🤖 AI Summary
This work addresses the high computational cost and poor generalization of existing self-supervised audio encoders in bioacoustic tasks, which hinder their deployment on resource-constrained edge devices. The authors propose a lightweight encoder that compresses parameters from a high-capacity teacher model via inter-layer knowledge distillation and enhances ecological generalization through multi-domain self-supervised pretraining on speech, environmental sounds, and animal vocalizations. A novel integration of FiLM-based conditional modulation injects digital signal processing priors to improve feature disentanglement in the low-capacity student model. With only 25% of the original parameter count, the proposed model matches or exceeds the performance of the full-scale counterpart across multiple bioacoustic benchmarks, substantially reducing computational demands while remaining suitable for IoT edge deployment.
📝 Abstract
Passive acoustic monitoring has become a key strategy in biodiversity assessment, conservation, and behavioral ecology, especially as Internet-of-Things (IoT) devices enable continuous in situ audio collection at scale. While recent self-supervised learning (SSL)-based audio encoders, such as BEATs and AVES, have shown strong performance in bioacoustic tasks, their computational cost and limited robustness to unseen environments hinder deployment on resource-constrained platforms.
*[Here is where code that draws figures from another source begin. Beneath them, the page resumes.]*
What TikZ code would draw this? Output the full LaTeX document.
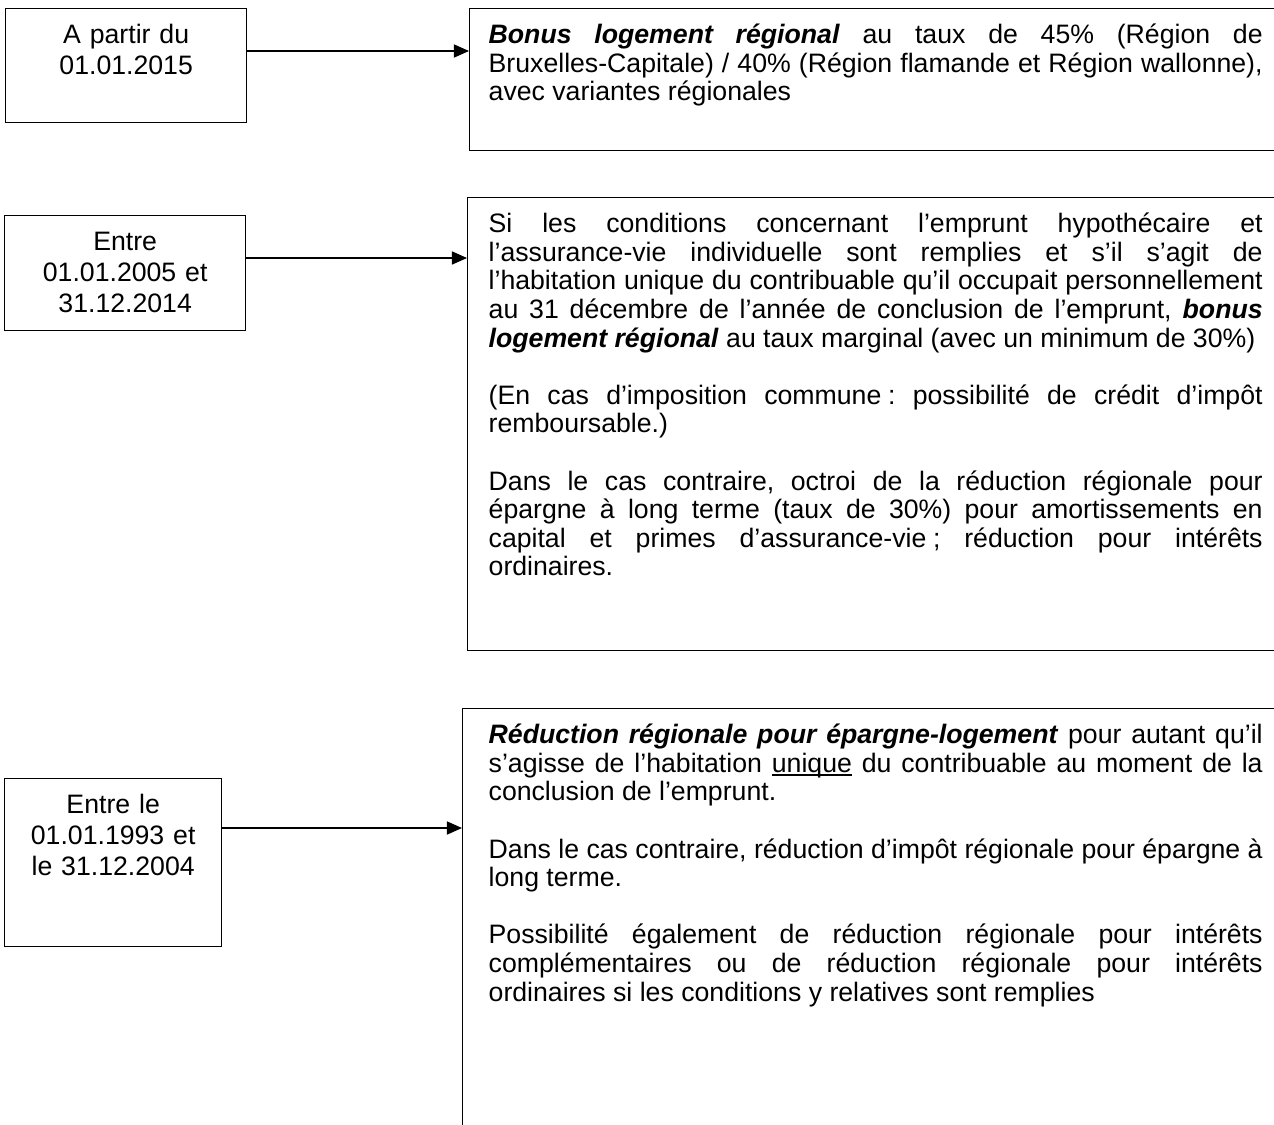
\documentclass[tikz,border=0pt]{standalone}
\usepackage{fontspec}
\setmainfont{Liberation Sans}
\usetikzlibrary{arrows.meta}
\hyphenpenalty=10000
\exhyphenpenalty=10000
\frenchspacing

\begin{document}
\begin{tikzpicture}[x=0.45pt,y=-0.45pt,
	>={Triangle[length=6.8pt,width=5.9pt]},
	datebox/.style={draw,line width=0.6pt,anchor=north west,inner sep=0pt,align=center,
		font=\fontsize{12}{13.95}\selectfont,text height=15.75pt},
	textbox/.style={draw,line width=0.6pt,anchor=north west,inner ysep=0pt,text width=348.3pt,
		align=justify,font=\fontsize{12}{12.87}\selectfont,text height=15.75pt}]
	\useasboundingbox (0,0) rectangle (1274,1124);
	\clip (0,0) rectangle (1274,1124);
	% periods
	\path (5,8) node (a1) [datebox,text width=108.45pt,text depth=35.55pt] {A partir du\\01.01.2015}
		  (4,215) node (a2) [datebox,text width=108.45pt,text depth=36pt] {Entre\\01.01.2005 et\\31.12.2014}
		  (4,778) node (a3) [datebox,text width=97.65pt,text depth=59.85pt] {Entre le\\01.01.1993 et\\le 31.12.2004};
	% regimes
	\path (469,8) node (r1) [textbox,inner xsep=8.55pt,text depth=48.15pt]
			{\textbf{\textit{Bonus logement régional}} au taux de 45\% (Région de\linebreak
			Bruxelles-Capitale) / 40\% (Région flamande et Région wallonne),\linebreak
			avec variantes régionales}
		  (467,197) node (r2) [textbox,inner xsep=9.45pt,text depth=188.1pt]
			{Si les conditions concernant l’emprunt hypothécaire et\linebreak
			l’assurance-vie individuelle sont remplies et s’il s’agit de\linebreak
			l’habitation unique du contribuable qu’il occupait personnellement\linebreak
			au 31 décembre de l’année de conclusion de l’emprunt, \textbf{\textit{bonus}}\linebreak
			\textbf{\textit{logement régional}} au taux marginal (avec un minimum de 30\%)\par
			\vspace{12.87pt}
			(En cas d’imposition commune\kern.25em: possibilité de crédit d’impôt\linebreak
			remboursable.)\par
			\vspace{12.87pt}
			Dans le cas contraire, octroi de la réduction régionale pour\linebreak
			épargne à long terme (taux de 30\%) pour amortissements en\linebreak
			capital et primes d’assurance-vie\kern.25em; réduction pour intérêts\linebreak
			ordinaires.}
		  (462,708) node (r3) [textbox,inner xsep=11.7pt,text depth=178.65pt]
			{\textbf{\textit{Réduction régionale pour épargne-logement}} pour autant qu’il\linebreak
			s’agisse de l’habitation {\setbox0\hbox{unique}\rlap{\rule[-1.5pt]{\wd0}{0.55pt}}\box0} du contribuable au moment de la\linebreak
			conclusion de l’emprunt.\par
			\vspace{12.87pt}
			Dans le cas contraire, réduction d’impôt régionale pour épargne à\linebreak
			long terme.\par
			\vspace{12.87pt}
			Possibilité également de réduction régionale pour intérêts\linebreak
			complémentaires ou de réduction régionale pour intérêts\linebreak
			ordinaires si les conditions y relatives sont remplies};
	% arrow levels
	\coordinate (lvl1) at (0,51);
	\coordinate (lvl2) at (0,258);
	\coordinate (lvl3) at (0,828);
	\draw[->,line width=0.6pt] (a1.east |- lvl1) -- (r1.west |- lvl1);
	\draw[->,line width=0.6pt] (a2.east |- lvl2) -- (r2.west |- lvl2);
	\draw[->,line width=0.6pt] (a3.east |- lvl3) -- (r3.west |- lvl3);
\end{tikzpicture}
\end{document}
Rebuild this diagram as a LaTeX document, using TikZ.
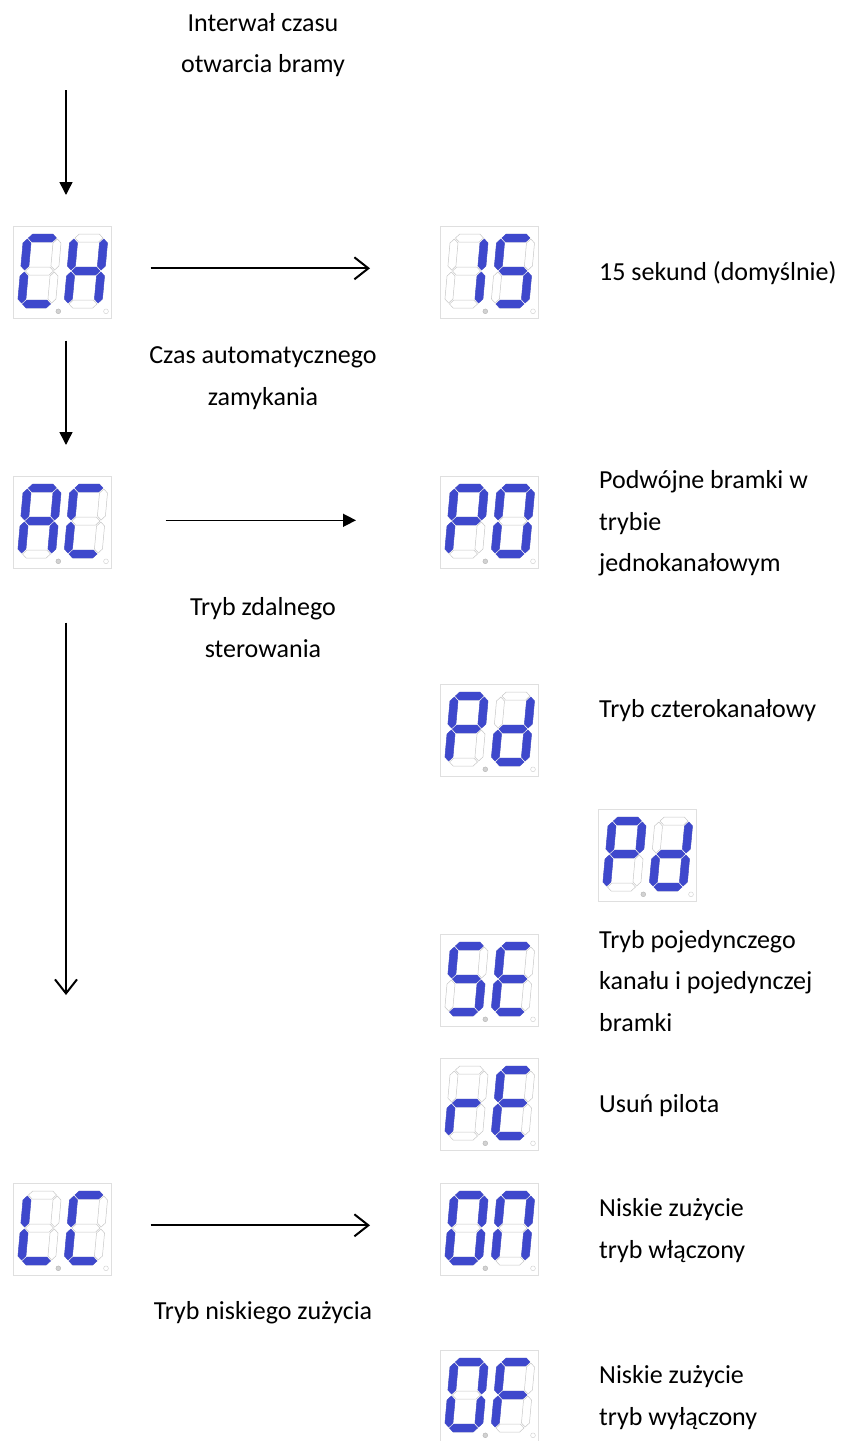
\documentclass[tikz,border=0pt]{standalone}
\usepackage{fontspec}
\setmainfont{Carlito}
\usepackage{xcolor}
\usetikzlibrary{arrows.meta,calc,positioning}

\definecolor{segblue}{RGB}{62,72,204}

% one segment of a digit 30 wide and 66 high
\newcommand\hseg[2]{\path[#2] (1,#1) -- (5,#1+4) -- (25,#1+4) -- (29,#1) -- (25,#1-4) -- (5,#1-4) -- cycle;}
\newcommand\vseg[3]{\path[#3] (#1,#2+1) -- (#1+4,#2+5) -- (#1+4,#2+28) -- (#1,#2+32) -- (#1-4,#2+28) -- (#1-4,#2+5) -- cycle;}
\newcommand\sega[1]{\hseg{66}{#1}}
\newcommand\segb[1]{\vseg{30}{33}{#1}}
\newcommand\segc[1]{\vseg{30}{0}{#1}}
\newcommand\segd[1]{\hseg{0}{#1}}
\newcommand\sege[1]{\vseg{0}{0}{#1}}
\newcommand\segf[1]{\vseg{0}{33}{#1}}
\newcommand\segg[1]{\hseg{33}{#1}}

\newcommand\sevdigit[3]{%
  \begin{scope}[shift={(#1,#2)},yscale=-1,xslant=-.09]
  \foreach \s in {a,...,g} {\csname seg\s\endcsname{segoff}}
  \foreach \s in {#3} {\csname seg\s\endcsname{segon}}
  \end{scope}}

% name, top left corner, left digit, right digit
\newcommand\display[5]{%
  \node[dispbox] (#1) at (#2,#3) {};
  \sevdigit{#2+8.5}{#3+78}{#4}
  \sevdigit{#2+55}{#3+78}{#5}
  \fill[gray!35,draw=gray!60] (#2+45.3,#3+85.3) circle (2.4pt);
  \draw[gray!40] (#2+93,#3+85.3) circle (2.4pt);}

\tikzset{
  dispbox/.style={draw=gray!25,line width=.6pt,anchor=north west,minimum width=98pt,minimum height=92pt,inner sep=0},
  segon/.style={fill=segblue,draw=segblue,line width=.4pt},
  segoff/.style={draw=gray!45,line width=.5pt},
  lbl/.style={align=center,inner sep=0,font=\fontsize{26}{41.5}\selectfont},
  rlbl/.style={align=left,anchor=west,inner sep=0,font=\fontsize{26}{41.5}\selectfont},
  flow/.style={line width=1.5pt,-{Triangle[length=13pt,width=13pt]}},
  barb/.style={line width=2pt,-{Straight Barb[length=14pt,width=22pt]}}
}

\begin{document}
\begin{tikzpicture}[x=1pt,y=-1pt]
\useasboundingbox (0,0) rectangle (847,1441);

% displays
\display{dCH}{13}{226}{a,f,e,d}{f,b,g,e,c}
\display{dQ}{440}{226}{b,c}{a,f,g,c,d}
\display{dAC}{13}{476}{a,b,c,e,f,g}{a,f,e,d}
\display{dPO}{440}{476}{a,b,f,g,e}{a,b,c,d,e,f}
\display{dPd}{440}{684}{a,b,f,g,e}{b,c,d,e,g}
\display{dPdb}{598}{809}{a,b,f,g,e}{b,c,d,e,g}
\display{dSE}{440}{934}{a,f,g,c,d}{a,f,g,e,d}
\display{drE}{440}{1058}{e,g}{a,f,g,e,d}
\display{dLC}{13}{1183}{f,e,d}{a,f,e,d}
\display{dOn}{440}{1183}{a,b,c,d,e,f}{a,b,c,e,f}
\display{dOff}{440}{1350}{a,b,c,d,e,f}{a,f,g,e}

% labels on the left
\node[lbl] (tInt) at (263,45) {Interwał czasu\\otwarcia bramy};
\node[lbl] (tAuto) at (263,378) {Czas automatycznego\\zamykania};
\node[lbl] (tRem) at (263,627.5) {Tryb zdalnego\\sterowania};
\node[lbl] (tLow) at (263,1313) {Tryb niskiego zużycia};

% labels on the right
\node[rlbl] (tSec) at (599,273) {15 sekund (domyślnie)};
\node[rlbl] (tDouble) at (599,523.5) {Podwójne bramki w\\trybie\\jednokanałowym};
\node[rlbl] (tFour) at (599,711) {Tryb czterokanałowy};
\node[rlbl] (tSingle) at (599,981) {Tryb pojedynczego\\kanału i pojedynczej\\bramki};
\node[rlbl] (tDel) at (599,1106) {Usuń pilota};
\node[rlbl] (tOn) at (599,1230.5) {Niskie zużycie\\tryb włączony};
\node[rlbl] (tOff) at (599,1397.5) {Niskie zużycie\\tryb wyłączony};

% arrows
\coordinate (aTop) at (66,90);
\coordinate (aDown) at (66,995);
\draw[flow,shorten >=31pt] (aTop) -- (aTop |- dCH.north);
\draw[flow,shorten <=22pt,shorten >=31pt] (aTop |- dCH.south) -- (aTop |- dAC.north);
\draw[barb,shorten <=54pt] (aTop |- dAC.south) -- (aDown);
\draw[barb,shorten <=39pt,shorten >=70pt] ([yshift=4pt]dCH.east) -- ([yshift=4pt]dQ.west);
\draw[flow,shorten <=54pt,shorten >=84pt] ([yshift=2pt]dAC.east) -- ([yshift=2pt]dPO.west);
\draw[barb,shorten <=39pt,shorten >=70pt] ([yshift=4pt]dLC.east) -- ([yshift=4pt]dOn.west);
\end{tikzpicture}
\end{document}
In this work, we introduce BioME, a resource-efficient audio encoder designed for bioacoustic applications. BioME is trained via layer-to-layer distillation from a high-capacity teacher model, enabling strong representational transfer while reducing the parameter count by 75%. To further improve ecological generalization, the model is pretrained on multi-domain data spanning speech, environmental sounds, and animal vocalizations. A key contribution is the integration of modulation-aware acoustic features via FiLM conditioning, injecting a DSP-inspired inductive bias that enhances feature disentanglement in low-capacity regimes. Across multiple bioacoustic tasks, BioME matches or surpasses the performance of larger models, including its teacher, while being suitable for resource-constrained IoT deployments. For reproducibility, code and pretrained checkpoints are publicly available.